Add enough stuffing to your plush toy give it shape, but no more. Your goal is to create a toy that looks really nice and feels good. If you overstuff, the knitted fabric will stretch too far. You’ll see the stuffing through the stitches, your seams will show, and your plush toy will look bloated.

Natural, gentle row shaping

4. Take time to look at what you’re doing. Think of your plush toy as a soft sculpture, and you’re the artist. As you gently press the stuffing into a cavity, look at its shape. Is there enough stuffing in the far corner? Is this arm/leg shaped the same as the other matching arm/leg? Every so often during the finishing process, hold the plush toy away from you, stand back, and evaluate how it looks. Are the knitted rows still neat and fairly straight? If you overstuff in spots, it will stretch the knitted material and the rows will look crooked. There should only be gentle, natural swells where the pattern has called for shaping.

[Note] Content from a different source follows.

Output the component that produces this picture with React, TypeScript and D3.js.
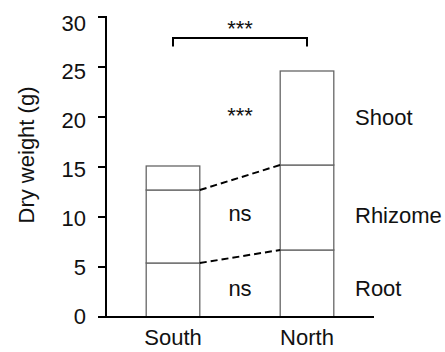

5. Use your fingers to shape corners while sewing it together. Your finished corners should be ever so slightly rounded, not squared-off with a point. Stitch right up to a corner and pull your stitches tight. As you start down the next horizontal/vertical, make about three or four loose stitches. Then, on the wrong side of the piece, insert one finger into where the corner will be and pull your yarn tight. This helps to form that corner shape.

6. Weave your yarn ends into the seams as you go. A lot of loose ends can get tangled up in the stuffing and prevent it from meshing together properly. And by now, you know what that could mean – lumps in your plush toy! You won’t be able to weave the last few ends into the seams, but just trim those to about two inches and tuck them neatly along the sides as you stuff and sew.

Make neat corners

7. Make your final corner match the rest. When you get to the final few stitches at the very end, gently press those corner edges into themselves as you stitch. This will help to shape it into a slightly rounded corner to match the rest. Make your final stitch directly into the corner and bring your needle out another place on the body of the plush toy. Pull gently on the yarn to help your final corner be more of an “insy” than an “outsy.” Clip the yarn close to the body; the end will disappear inside.

8. Give your plush toy a massage. When you’re finished, gently massage the plush toy into just the right shape. If it’s a little bit lumpy, massage those lumps until they loosen up and redistribute a bit. If a limb is sagging, tug it into place. Smooth the knitted rows into place. Don’t be afraid to work with your finished Alphabet People to make them look their very best.